Friday, October 8, 2010

Summary of HFES conference in SF

I went to the excellent Human Factors and Ergonomics Society conference in San Francisco last week. The keynote address was delivered by pilot Chesley “Sully” Sullenberger. Some of the talk was motivational, and some was specific to the human factors of the design of airline cockpit alerts, crew training, and performance under stress.

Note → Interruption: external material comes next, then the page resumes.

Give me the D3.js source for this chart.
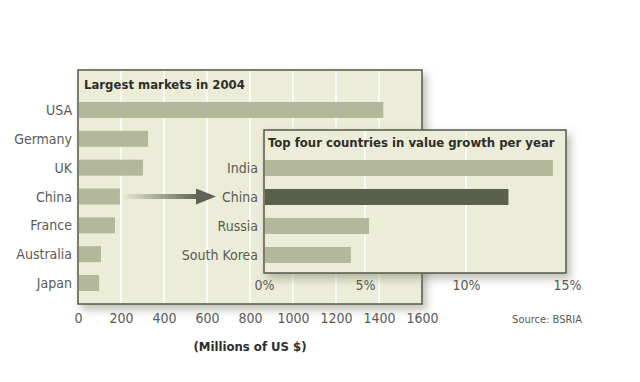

The emergency landing in the Hudson River in January 2009 was illustrated by a simulation showing a map of the area and an animated path of the aircraft from takeoff to landing. Overlaid on the screen was a clock, an altimeter, and some of the voice recordings between pilot and tower. Some interesting details that the speaker mentioned:

  • The entire incident until landing was less than four minutes. He formulated his plan in less than a minute.
  • There is an SOP for a situation in which both engines are lost, but it’s three printed pages long, obviously written for situations where the aircraft is at a high altitude. Some SOPs are printed, some are electronic, and pilots have to know where to look to get the right SOP.
  • He had never specifically trained to ditch a commercial aircraft in water. The only training he received was a theoretical classroom discussion about it years earlier.
  • He had never experienced a catastrophic equipment failure in 29 years of commercial flying.
  • He feels that he was relying on his experience, including his fighter pilot experience 29 years earlier, to land the aircraft.
  • He didn’t realize that he’d done everything correctly until the investigation into the crash concluded two months later.
  • He was unable to deploy the flaps as he wanted to due to a software misfeature that was known only to a few software engineers. This caused the plane to come in faster and at a steeper angle than he wanted. This caused more damage to the underside of the aircraft than was necessary, and contributed to an injury.
  • Airlines are reducing training to keep costs down. They train only to minimum FAA requirements and no more. He predicts that training shortfalls will become obvious only in the future and in exceptional circumstances. In other words, disasters will have to occur and data collected before changes will be made to training requirements.
  • Commercial flight simulators still do not train pilots in the scenario he experienced in Jan. 2009.

The conference was heavy on NextGen research for airline industry and the health care industry. I chaired a session on "Management perspectives on building UX departments," which generated a lot of good discussion. I took a tour of the Autodesk office. I even ran into some people from the rail industry from Australia. And, of course, San Francisco is an excellent city to visit.